Saturday, 7 August 2010


As it's silly season, the Sun has been running far too many stories about an abseiling donkey. The paper claimed to have saved the animal by buying it from its owner. But MediaGuardian reports that the owner says the Sun bought the wrong donkey.

Could it be a re-run of the Sun's ludicrous Newquay shark hoax from 2007?

Meanwhile, the influence of the tabloids has been shown by several instances where stories have been repeated by people in positions of power. So:

Following on from the Mail's misleading article about a path on Snowdon, Minority Thought looks at changes to some stepping stones in Derbyshire that the Mail calls an 'elf'n'safety step too far'.

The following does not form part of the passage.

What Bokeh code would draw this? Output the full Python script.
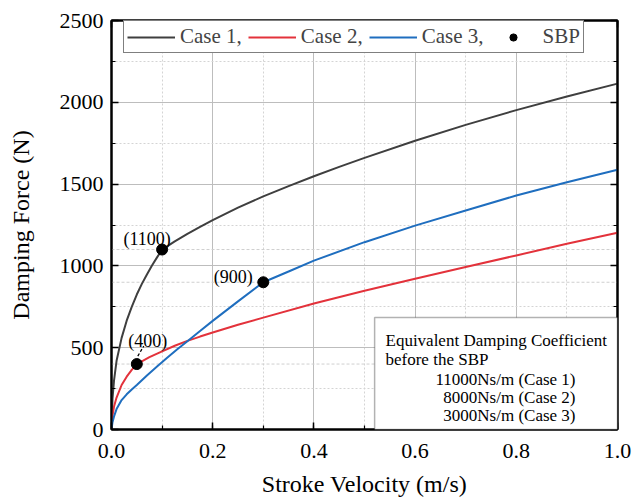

Also from Minority Thought, posts about hymen repair operations and Richard Littlejohn complaining about swine flu scaremongering, conveniently forgetting the coverage in the paper he works for.

Exclarotive has looked at Littlejohn's claim about something being banned because of human rights - and finds there's no such ban.

And Jonathan looks at some of Littlejohn's word games, and also shows how the Mail changed a misleading, reader-baiting, headline about immigration, benefits and jobs.

Angry Mob shows that the Mail thinks that tombstoning is 'madness' and 'dangerous' unless the person doing it is a plucky 75-year-old ex-Army Major.

Blogger Fagburn wonders if pop singer Joe McElderry had come out in 'exclusive' interviews for the Sun and, er, Mirror because a kiss-and-tell story was about to out him anyway.

Finally, the News of the World have paid out damages to Brad Pitt and Angelina Jolie over claims they were divorcing.